In this method, a thermocouple may be provided in a vicinity of the tray, an image of the electronic components may be captured through the observation window, and the capturing result may be stored together with a temperature profile of the thermocouple, so as to be stored as a lot record on a tray basis. Since image capturing and association of an accurate temperature profile with each lot, which are absolutely impossible in the above-described tunnel-type baking, can be performed, it is possible to appropriately perform product quality control for defective products and the like.
In addition, first gas may be supplied through the gas supply port while the first gas is completely discharged through the gas exhaust port, and second gas may be supplied through the gas supply port. Such gas control cannot be performed by the conventional tunnel-type method.
The infrared baking device and the electronic component baking method using the same configured as described above make it possible to, while enabling the temperature profile in baking to be easily adjusted and enabling batch processing for a lot of baking objects, maintain the atmosphere of supplied gas uniformly over the baking objects.

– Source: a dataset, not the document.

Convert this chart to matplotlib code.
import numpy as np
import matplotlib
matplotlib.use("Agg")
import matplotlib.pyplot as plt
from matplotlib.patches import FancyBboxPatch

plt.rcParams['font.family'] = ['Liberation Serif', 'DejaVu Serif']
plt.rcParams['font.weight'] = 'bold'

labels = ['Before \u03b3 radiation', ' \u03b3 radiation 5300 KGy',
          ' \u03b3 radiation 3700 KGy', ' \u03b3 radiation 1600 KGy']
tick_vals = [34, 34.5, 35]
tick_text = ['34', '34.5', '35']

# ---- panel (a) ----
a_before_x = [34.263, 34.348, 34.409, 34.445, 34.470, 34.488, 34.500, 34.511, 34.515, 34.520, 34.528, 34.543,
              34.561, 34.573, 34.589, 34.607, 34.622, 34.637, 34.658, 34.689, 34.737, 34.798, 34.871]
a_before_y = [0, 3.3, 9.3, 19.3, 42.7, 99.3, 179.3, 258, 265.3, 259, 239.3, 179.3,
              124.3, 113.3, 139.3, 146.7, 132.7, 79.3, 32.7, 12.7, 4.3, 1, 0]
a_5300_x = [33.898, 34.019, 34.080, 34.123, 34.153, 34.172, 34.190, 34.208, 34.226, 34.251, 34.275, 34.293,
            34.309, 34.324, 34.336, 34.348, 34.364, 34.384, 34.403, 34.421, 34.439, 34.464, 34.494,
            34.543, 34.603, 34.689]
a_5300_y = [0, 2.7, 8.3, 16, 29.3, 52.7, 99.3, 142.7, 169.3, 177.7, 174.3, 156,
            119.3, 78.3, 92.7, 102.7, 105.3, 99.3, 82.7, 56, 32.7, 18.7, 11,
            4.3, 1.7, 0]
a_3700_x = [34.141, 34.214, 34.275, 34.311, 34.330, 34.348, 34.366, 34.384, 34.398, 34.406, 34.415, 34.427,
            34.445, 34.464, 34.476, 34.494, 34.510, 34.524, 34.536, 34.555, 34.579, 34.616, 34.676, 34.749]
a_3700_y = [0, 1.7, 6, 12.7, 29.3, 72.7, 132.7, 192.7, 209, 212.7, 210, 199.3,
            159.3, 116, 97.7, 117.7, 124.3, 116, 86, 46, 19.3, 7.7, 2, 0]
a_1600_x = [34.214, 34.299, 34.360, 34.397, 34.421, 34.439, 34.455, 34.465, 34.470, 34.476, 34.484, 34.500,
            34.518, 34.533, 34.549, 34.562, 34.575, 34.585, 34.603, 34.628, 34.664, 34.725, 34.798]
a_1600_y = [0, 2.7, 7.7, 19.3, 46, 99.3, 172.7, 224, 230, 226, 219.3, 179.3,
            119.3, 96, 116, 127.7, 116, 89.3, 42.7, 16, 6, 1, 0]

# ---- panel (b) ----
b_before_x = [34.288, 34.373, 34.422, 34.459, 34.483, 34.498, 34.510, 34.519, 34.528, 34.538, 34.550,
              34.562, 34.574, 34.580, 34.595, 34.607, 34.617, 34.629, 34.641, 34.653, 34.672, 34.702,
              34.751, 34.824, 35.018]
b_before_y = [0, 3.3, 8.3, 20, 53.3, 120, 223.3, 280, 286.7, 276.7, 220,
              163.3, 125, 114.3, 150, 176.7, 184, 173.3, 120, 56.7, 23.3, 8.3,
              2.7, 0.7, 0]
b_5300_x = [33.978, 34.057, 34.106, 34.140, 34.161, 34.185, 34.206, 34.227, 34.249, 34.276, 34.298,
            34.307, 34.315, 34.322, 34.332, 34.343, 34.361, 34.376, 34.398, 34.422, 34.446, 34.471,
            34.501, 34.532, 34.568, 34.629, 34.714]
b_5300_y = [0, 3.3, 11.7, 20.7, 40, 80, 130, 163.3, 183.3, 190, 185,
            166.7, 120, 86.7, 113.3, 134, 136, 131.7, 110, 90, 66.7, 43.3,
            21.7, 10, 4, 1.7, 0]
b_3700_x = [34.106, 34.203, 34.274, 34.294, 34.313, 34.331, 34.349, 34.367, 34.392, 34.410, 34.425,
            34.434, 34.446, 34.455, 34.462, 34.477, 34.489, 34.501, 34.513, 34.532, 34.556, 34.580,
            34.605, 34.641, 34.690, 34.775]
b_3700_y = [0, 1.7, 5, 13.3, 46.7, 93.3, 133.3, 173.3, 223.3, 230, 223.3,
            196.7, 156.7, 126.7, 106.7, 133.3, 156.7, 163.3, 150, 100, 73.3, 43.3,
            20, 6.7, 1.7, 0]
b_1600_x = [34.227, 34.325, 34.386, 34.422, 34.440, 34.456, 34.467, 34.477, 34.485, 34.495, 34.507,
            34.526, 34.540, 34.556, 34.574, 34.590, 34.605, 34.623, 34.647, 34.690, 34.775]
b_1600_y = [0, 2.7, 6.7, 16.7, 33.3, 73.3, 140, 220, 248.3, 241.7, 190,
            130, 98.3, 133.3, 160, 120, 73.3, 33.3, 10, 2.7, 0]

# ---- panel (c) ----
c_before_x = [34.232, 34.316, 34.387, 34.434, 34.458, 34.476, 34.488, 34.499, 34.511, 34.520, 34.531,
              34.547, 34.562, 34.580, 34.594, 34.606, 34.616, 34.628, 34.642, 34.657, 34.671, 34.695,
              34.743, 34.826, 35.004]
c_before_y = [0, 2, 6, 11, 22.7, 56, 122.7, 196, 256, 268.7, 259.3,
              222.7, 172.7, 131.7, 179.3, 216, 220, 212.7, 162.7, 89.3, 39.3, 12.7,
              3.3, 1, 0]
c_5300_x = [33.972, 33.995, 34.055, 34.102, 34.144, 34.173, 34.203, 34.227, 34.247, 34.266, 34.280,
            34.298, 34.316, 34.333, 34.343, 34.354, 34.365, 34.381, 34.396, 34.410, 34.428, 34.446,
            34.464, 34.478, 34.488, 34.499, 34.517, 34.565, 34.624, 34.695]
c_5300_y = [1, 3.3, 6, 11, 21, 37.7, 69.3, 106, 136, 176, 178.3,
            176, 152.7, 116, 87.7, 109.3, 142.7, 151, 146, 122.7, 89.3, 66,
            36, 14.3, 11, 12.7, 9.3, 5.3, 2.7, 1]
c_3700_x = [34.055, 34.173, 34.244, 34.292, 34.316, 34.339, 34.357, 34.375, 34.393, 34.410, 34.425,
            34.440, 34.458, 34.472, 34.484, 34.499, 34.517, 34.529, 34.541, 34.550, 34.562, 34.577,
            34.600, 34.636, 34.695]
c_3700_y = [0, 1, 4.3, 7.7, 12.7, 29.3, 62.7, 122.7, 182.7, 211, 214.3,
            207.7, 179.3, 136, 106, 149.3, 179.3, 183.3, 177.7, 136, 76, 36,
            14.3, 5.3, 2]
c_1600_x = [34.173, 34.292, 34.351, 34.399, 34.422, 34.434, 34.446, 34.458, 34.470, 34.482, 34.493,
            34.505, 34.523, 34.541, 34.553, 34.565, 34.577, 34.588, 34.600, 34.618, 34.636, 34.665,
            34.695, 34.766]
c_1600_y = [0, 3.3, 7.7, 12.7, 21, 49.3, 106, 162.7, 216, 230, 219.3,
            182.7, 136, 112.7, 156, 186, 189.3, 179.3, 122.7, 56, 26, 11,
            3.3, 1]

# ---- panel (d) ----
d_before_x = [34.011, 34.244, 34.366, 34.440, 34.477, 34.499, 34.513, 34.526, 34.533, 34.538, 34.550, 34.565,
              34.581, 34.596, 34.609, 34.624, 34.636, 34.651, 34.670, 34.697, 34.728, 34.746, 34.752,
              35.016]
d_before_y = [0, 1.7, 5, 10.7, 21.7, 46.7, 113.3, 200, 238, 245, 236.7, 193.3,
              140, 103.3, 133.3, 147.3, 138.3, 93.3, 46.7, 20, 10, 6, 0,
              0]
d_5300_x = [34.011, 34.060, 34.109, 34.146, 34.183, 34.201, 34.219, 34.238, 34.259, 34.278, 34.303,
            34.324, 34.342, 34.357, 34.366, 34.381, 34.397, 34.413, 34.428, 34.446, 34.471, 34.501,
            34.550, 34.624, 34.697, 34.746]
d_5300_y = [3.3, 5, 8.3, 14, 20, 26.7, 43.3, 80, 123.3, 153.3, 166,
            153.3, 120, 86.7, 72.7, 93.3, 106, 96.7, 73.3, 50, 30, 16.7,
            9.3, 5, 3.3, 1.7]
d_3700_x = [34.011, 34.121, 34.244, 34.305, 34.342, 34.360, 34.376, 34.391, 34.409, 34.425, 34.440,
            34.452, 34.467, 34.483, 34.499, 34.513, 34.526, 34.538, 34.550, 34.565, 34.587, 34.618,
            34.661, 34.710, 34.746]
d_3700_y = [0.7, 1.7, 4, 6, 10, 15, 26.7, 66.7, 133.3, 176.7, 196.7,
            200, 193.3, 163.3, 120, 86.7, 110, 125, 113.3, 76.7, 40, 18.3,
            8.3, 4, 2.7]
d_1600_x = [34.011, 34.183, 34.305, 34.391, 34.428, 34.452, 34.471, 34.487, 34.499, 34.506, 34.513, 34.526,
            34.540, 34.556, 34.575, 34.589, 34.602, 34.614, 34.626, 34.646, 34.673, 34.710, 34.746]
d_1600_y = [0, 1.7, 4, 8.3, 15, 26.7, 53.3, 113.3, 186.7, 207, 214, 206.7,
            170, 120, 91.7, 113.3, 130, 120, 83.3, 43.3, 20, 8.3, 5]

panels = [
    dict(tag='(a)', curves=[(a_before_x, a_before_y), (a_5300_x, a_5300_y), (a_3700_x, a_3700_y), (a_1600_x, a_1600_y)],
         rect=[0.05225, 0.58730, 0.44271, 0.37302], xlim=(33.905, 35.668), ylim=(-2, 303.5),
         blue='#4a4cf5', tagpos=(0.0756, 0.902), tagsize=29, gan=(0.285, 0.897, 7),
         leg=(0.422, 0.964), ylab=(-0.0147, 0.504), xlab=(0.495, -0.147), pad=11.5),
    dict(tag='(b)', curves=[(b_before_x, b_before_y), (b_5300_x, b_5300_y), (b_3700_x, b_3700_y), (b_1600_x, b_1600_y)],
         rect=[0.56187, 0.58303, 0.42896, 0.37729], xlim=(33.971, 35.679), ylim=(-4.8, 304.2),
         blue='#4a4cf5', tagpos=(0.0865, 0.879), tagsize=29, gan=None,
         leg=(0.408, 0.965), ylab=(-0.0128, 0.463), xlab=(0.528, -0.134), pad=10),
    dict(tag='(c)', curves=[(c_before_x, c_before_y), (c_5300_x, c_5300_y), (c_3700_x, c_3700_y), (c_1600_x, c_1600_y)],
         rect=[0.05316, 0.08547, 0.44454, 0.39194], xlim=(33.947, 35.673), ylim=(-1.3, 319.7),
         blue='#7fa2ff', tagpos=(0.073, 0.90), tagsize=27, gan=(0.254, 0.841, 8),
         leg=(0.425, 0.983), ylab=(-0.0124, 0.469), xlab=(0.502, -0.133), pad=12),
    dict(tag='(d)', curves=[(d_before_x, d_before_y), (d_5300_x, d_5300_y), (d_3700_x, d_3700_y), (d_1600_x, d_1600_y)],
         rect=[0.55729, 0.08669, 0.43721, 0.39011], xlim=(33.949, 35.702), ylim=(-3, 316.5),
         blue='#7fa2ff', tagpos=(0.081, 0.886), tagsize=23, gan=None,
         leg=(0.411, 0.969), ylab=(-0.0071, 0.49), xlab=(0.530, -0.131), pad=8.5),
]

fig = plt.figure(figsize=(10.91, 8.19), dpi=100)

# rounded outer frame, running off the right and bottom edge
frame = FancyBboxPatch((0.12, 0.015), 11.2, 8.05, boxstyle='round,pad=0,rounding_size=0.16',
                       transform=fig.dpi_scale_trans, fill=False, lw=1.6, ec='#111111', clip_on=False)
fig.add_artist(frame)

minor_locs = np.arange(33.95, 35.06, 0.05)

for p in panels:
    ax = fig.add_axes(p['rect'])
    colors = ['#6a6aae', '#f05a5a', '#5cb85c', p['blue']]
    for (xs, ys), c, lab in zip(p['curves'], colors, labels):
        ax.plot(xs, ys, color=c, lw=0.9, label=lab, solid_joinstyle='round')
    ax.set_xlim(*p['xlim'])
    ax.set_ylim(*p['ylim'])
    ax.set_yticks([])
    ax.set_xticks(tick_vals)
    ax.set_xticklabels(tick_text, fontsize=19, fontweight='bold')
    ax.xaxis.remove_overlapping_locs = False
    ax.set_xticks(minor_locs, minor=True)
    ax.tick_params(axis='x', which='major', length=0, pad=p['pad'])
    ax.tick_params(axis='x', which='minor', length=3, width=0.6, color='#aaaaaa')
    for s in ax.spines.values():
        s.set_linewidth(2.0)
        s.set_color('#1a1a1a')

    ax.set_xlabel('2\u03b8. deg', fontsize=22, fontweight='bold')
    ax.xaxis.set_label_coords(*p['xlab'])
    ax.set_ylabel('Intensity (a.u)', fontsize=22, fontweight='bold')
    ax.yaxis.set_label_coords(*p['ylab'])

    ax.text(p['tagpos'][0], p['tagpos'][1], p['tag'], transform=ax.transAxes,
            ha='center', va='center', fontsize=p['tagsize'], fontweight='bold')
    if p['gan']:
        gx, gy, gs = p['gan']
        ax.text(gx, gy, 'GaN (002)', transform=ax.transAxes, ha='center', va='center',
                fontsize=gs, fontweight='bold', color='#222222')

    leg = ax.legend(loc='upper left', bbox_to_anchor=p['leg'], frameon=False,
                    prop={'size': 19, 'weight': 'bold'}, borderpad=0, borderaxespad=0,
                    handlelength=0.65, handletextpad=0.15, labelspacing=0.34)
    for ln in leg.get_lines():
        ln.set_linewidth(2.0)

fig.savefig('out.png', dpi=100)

Thus, it becomes possible to very appropriately perform production management and product quality control for electronic components such as MLCC, thus enabling improvement in production yield and provision of novel product quality.
The infrared baking device according to the present invention can be used for baking electronic components such as MLCC, or members, other than such electronic components, for which the temperature and the gas atmosphere need to be controlled.
While the embodiments of the present invention have been described above, these are merely examples thereof, a person skilled in the art may make various modifications thereof, and such modifications are included in the scope of the claims.

Claims

What is claimed is:

1. An infrared baking device comprising:

a furnace chamber having an opening openable/closable by an opening/closing cover and allowing an internal space thereof to be tightly sealed;

a baking object placement tray on which a baking object is to be placed and which is extractable/insertable through the opening;

a heater lamp configured to heat the tray by radiating infrared rays thereto; and

a thermocouple provided at the tray, wherein

a furnace wall of the furnace chamber is configured so that infrared rays from the heater lamp are collected and radiated to the tray,

the thermocouple is provided in a contactor to contact with a vicinity of a center part of the tray,

the tray and the contactor are made of the same material which absorbs the infrared rays, and

the tray is heated by being irradiated with the infrared rays by the heater lamp from upper and lower sides of the tray.

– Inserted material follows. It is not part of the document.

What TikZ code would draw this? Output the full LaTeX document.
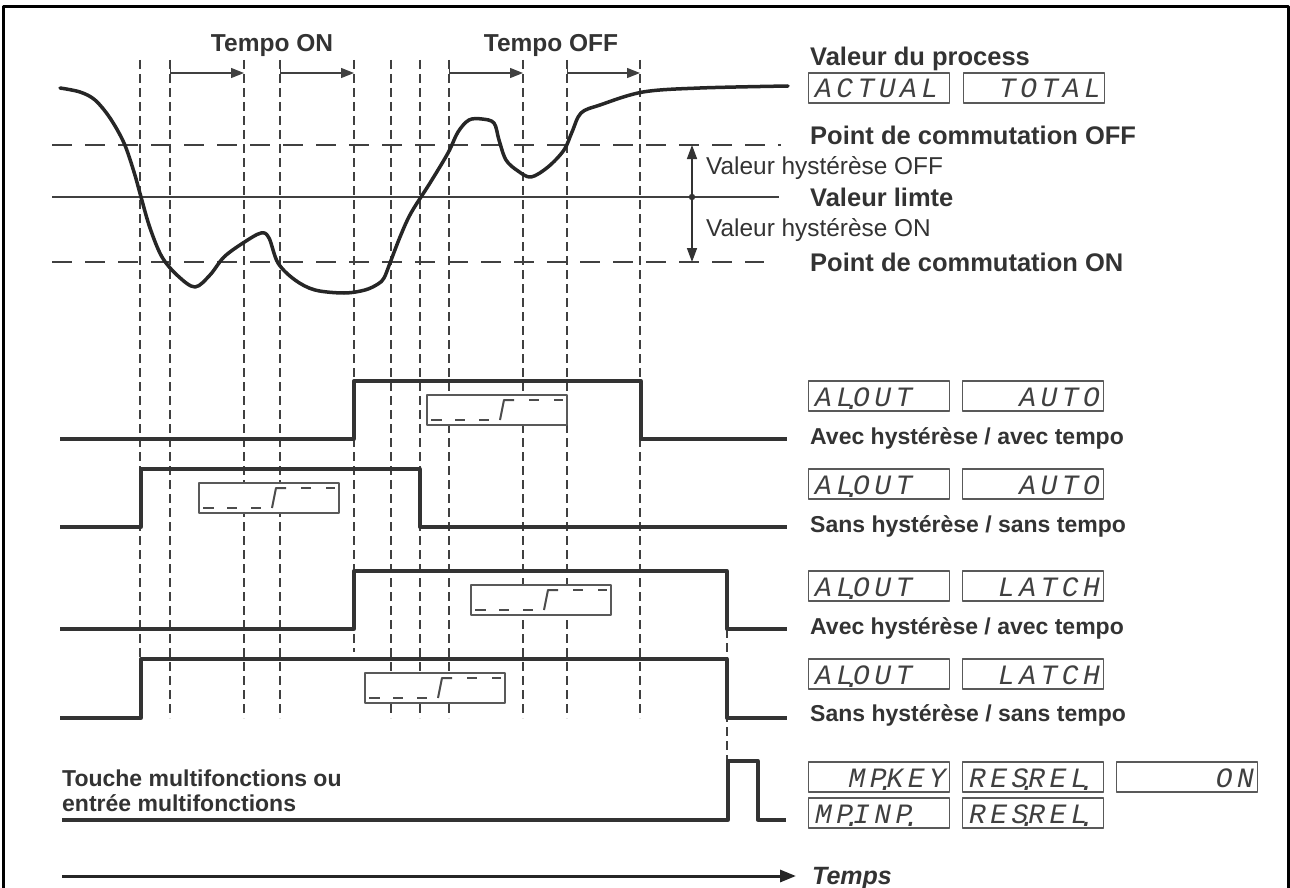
\documentclass[tikz,border=0pt]{standalone}
\usepackage{fontspec}
\setmainfont{Liberation Sans}
\newfontfamily\segfont{Liberation Mono}[FakeSlant=0.2,LetterSpace=16]
\newcommand\sd{\rlap{\kern-.33em\raisebox{-.14em}{.}}}
\usetikzlibrary{arrows.meta}

\begin{document}
\begin{tikzpicture}[x=1pt, y=-1pt, line join=round,
    lbl/.style={anchor=base west, inner sep=0pt, text=black!80,
      font=\fontsize{25.5}{30}\selectfont\bfseries},
    rowlbl/.style={lbl, font=\fontsize{23}{28}\selectfont\bfseries},
    hyst/.style={lbl, font=\fontsize{24.4}{29}\selectfont},
    seg/.style={draw=black!65, line width=1.3pt, fill=white,
      inner xsep=5pt, inner ysep=0pt, minimum height=30pt,
      text width=131pt, text height=20pt, text depth=0pt, text=black!75,
      font=\segfont\fontsize{28}{30}\selectfont},
    segl/.style={seg, align=left},
    segr/.style={seg, align=right},
    stepbox/.style={draw=black!65, line width=1.3pt, fill=white,
      minimum width=140pt, minimum height=30pt, inner sep=0pt,
      path picture={
        \draw[black!70, line width=2.6pt]
          ([shift={(4,25)}]path picture bounding box.north west)
          -- ++(11,0) ++(13,0) -- ++(10,0) ++(14,0) -- ++(10,0);
        \draw[black!70, line width=2.6pt]
          ([shift={(102,5)}]path picture bounding box.north west)
          -- ++(10,0) ++(15,0) -- ++(9,0);
        \draw[black!70, line width=2pt]
          ([shift={(73,25)}]path picture bounding box.north west)
          -- ++(4,-20) -- ++(10,0);
      }},
    vline/.style={black!75, line width=1.1pt, dash pattern=on 9pt off 5pt},
    level/.style={black!75, line width=2pt},
    signal/.style={black!80, line width=3.3pt},
    tarr/.style={black!75, line width=1.3pt,
      {Bar[width=10pt]}-{Triangle[length=13pt,width=10pt]}},
  ]
  \useasboundingbox (0,0) rectangle (1290,888);
  \draw[line width=3pt] (3,888) -- (3,7) -- (1288,7) -- (1288,888);

  % time marks
  \foreach \x in {140,170,244,280,391,420,449,523,567,640}
    \draw[vline] (\x,60) -- (\x,718);
  \draw[vline] (354,60) -- (354,652);
  \draw[vline] (727,629) -- (727,761);

  % switching levels
  \draw[level, dash pattern=on 20pt off 13pt] (52,145) -- (781,145);
  \draw[level] (52,197) -- (779,197);
  \draw[level, dash pattern=on 20pt off 13pt] (52,262) -- (764,262);

  % process value
  \draw[black!85, line width=3.5pt, line cap=round]
    plot[smooth, tension=0.55] coordinates {(60,88) (80,92) (95,100)
    (110,118) (124,143) (134,172) (141,197) (150,228) (162,257) (178,276)
    (195,287) (210,275) (224,257) (243,243) (261,233) (269,238) (278,263)
    (295,280) (315,290) (344,293) (365,290) (378,284) (384,278) (390,263)
    (400,237) (411,213) (430,183) (448,153) (458,132) (469,120) (482,119)
    (494,123) (499,140) (506,160) (518,171) (531,177) (548,167) (564,150)
    (572,132) (581,113) (600,105) (643,92) (700,88) (788,86)};

  % delays
  \node[lbl, anchor=base, font=\fontsize{24.5}{29}\selectfont\bfseries]
    (ton) at (272,52) {Tempo ON};
  \node[lbl, anchor=base, font=\fontsize{24.5}{29}\selectfont\bfseries]
    (toff) at (551,52) {Tempo OFF};
  \foreach \a/\b [count=\i] in {170/244, 280/354, 449/523, 567/640} {
    \coordinate (ta\i) at (\a,73);
    \coordinate (tb\i) at (\b,73);
    \draw[tarr] (ta\i) -- (tb\i);
  }

  % hysteresis
  \coordinate (hoff) at (692,145);
  \coordinate (hlim) at (692,197);
  \coordinate (hon) at (692,262);
  \draw[black!80, line width=1.6pt, -{Triangle[length=14pt,width=10pt]}]
    (hlim) -- (hoff);
  \draw[black!80, line width=1.6pt, -{Triangle[length=14pt,width=10pt]}]
    (hlim) -- (hon);
  \fill[black!80] (hlim) circle (3.2);

  \node[lbl] (vp) at (810,66) {Valeur du process};
  \node[segl] (act) at (879,88) {ACTUAL};
  \node[segr] (tot) at (1034,88) {TOTAL};
  \node[lbl] (poff) at (810,144) {Point de commutation OFF};
  \node[hyst] (hyoff) at (706,175) {Valeur hystérèse OFF};
  \node[lbl] (vlim) at (810,206) {Valeur limte};
  \node[hyst] (hyon) at (706,236) {Valeur hystérèse ON};
  \node[lbl] (pon) at (810,271) {Point de commutation ON};

  % relay outputs
  \draw[signal] (60,439) -- (354,439) -- (354,381) -- (641,381)
    -- (641,439) -- (787,439);
  \draw[signal] (60,527) -- (141,527) -- (141,469) -- (420,469)
    -- (420,527) -- (787,527);
  \draw[signal] (60,629) -- (354,629) -- (354,571) -- (727,571)
    -- (727,629) -- (787,629);
  \draw[signal] (60,718) -- (141,718) -- (141,659) -- (727,659)
    -- (727,718) -- (787,718);
  \draw[signal] (62,820) -- (728,820) -- (728,761) -- (758,761)
    -- (758,820) -- (786,820);

  \node[stepbox] (s1) at (497,410) {};
  \node[stepbox] (s2) at (269,498) {};
  \node[stepbox] (s3) at (541,600) {};
  \node[stepbox] (s4) at (435,688) {};

  \node[segl] (o1) at (879,396) {AL\sd OUT};
  \node[segr] (m1) at (1033,396) {AUTO};
  \node[rowlbl] (r1) at (810,444) {Avec hystérèse / avec tempo};
  \node[segl] (o2) at (879,484) {AL\sd OUT};
  \node[segr] (m2) at (1033,484) {AUTO};
  \node[rowlbl] (r2) at (810,532) {Sans hystérèse / sans tempo};
  \node[segl] (o3) at (879,586) {AL\sd OUT};
  \node[segr] (m3) at (1033,586) {LATCH};
  \node[rowlbl] (r3) at (810,634) {Avec hystérèse / avec tempo};
  \node[segl] (o4) at (879,674) {AL\sd OUT};
  \node[segr] (m4) at (1033,674) {LATCH};
  \node[rowlbl] (r4) at (810,721) {Sans hystérèse / sans tempo};

  % reset
  \node[rowlbl] (mf1) at (62,786) {Touche multifonctions ou};
  \node[rowlbl] (mf2) at (62,811) {entrée multifonctions};
  \node[segr] (k1) at (879,777) {MP\sd KEY};
  \node[segl] (k2) at (1033,777) {RES\sd REL\sd};
  \node[segr] (k3) at (1187,777) {ON};
  \node[segl] (i1) at (879,813) {MP\sd INP\sd};
  \node[segl] (i2) at (1033,813) {RES\sd REL\sd};

  % time axis
  \coordinate (t0) at (62,876);
  \coordinate (t1) at (796,876);
  \draw[black!85, line width=3pt, -{Triangle[length=16pt,width=12pt]}]
    (t0) -- (t1);
  \node[lbl, font=\fontsize{25}{30}\selectfont\bfseries\itshape]
    (tps) at (812,884) {Temps};
\end{tikzpicture}
\end{document}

2. The infrared baking device according to claim 1, wherein

the tray is placed on the contactor.

3. The infrared baking device according to claim 1, wherein

an end of the heater lamp is fixed to the furnace wall such that airtightness of the internal space is maintained, and the tray and the heater lamp are located in the internal space.

4. The infrared baking device according to claim 1, wherein

the opening/closing cover is provided with a tray support arm for supporting the tray, and a contactor support arm having an end to which the contactor is attached, the tray support arm and the contactor support arm projecting laterally, and

the contactor support arm is configured to bring the contactor into contact with a lower surface of the tray placed on the tray support arm.

5. The infrared baking device according to claim 1, wherein

the same material is any of ceramic, silicon carbide (SiC), and silicon carbide (SiC) coated with zirconia (ZrO₂).

6. The infrared baking device according to claim 1, wherein

a plurality of the heater lamps are provided and formed in rod shapes,

the furnace wall has substantially the same sectional shape along a longitudinal direction of the heater lamps and is configured so that the infrared rays are collected and radiated to the tray in directions perpendicular to the longitudinal direction, and

the tray is provided along the longitudinal direction.

7. The infrared baking device according to claim 1, wherein

a cooling nozzle for spraying cooling gas to the tray is provided in a vicinity of the tray.

8. The infrared baking device according to claim 7, wherein

the cooling nozzle is provided under the tray.

9. The infrared baking device according to claim 1, wherein

the opening/closing cover is provided at a front side of the furnace chamber in a direction perpendicular to the longitudinal direction.

10. The infrared baking device according to claim 9, wherein

the furnace wall is formed to be a parabola surface with a ray emission center of the heater lamp located at one focus thereof so as to reflect and radiate rays in parallel toward a center of the furnace chamber,

a slider configured to move the opening/closing cover horizontally is further provided, and

the slider moves the opening/closing cover horizontally to set a center of the tray in a vicinity of the center of the furnace chamber.

11. The infrared baking device according to claim 4, wherein

the tray support arm is made of a material that does not obstruct radiation of the infrared rays.

12. The infrared baking device according to claim 1, wherein

the opening/closing cover is provided at each of a front side and a rear side of the furnace chamber in a direction perpendicular to the longitudinal direction.

13. The infrared baking device according to claim 6, wherein

the tray has a flat upper surface and has a flange for preventing dropping of the baking object around a periphery thereof, and the tray is formed to be horizontally long and have the same sectional shape, along the longitudinal direction.

14. An electronic component baking method for an electronic component such as MLCC, using the infrared baking device according to claim 1 further comprising a lifting/lowering device, the method comprising:

laying multiple electronic components which are the baking objects, over the tray;

setting the tray on a tray support arm provided to the opening/closing cover, by the lifting/lowering device; and

closing the opening/closing cover and performing baking by the heater lamp.

15. The electronic component baking method using the infrared baking device according to claim 14, the infrared baking device further comprising a gas supply port allowing gas to be supplied to the furnace chamber therethrough and a gas exhaust port allowing the gas to be discharged from the furnace chamber therethrough, the method further comprising:

performing baking by the heater lamp while forming a uniform supplied gas layer by supplying the gas through the gas supply port and discharging the gas through the gas exhaust port as appropriate.

16. The electronic component baking method using the infrared baking device according to claim 14, the infrared baking device further comprising a cooling nozzle provided in a vicinity of the tray, the method further comprising:

stopping heating by the heater lamp;

cooling the tray by spraying cooling gas from the cooling nozzle to the tray; and

opening the opening/closing cover to extract the tray.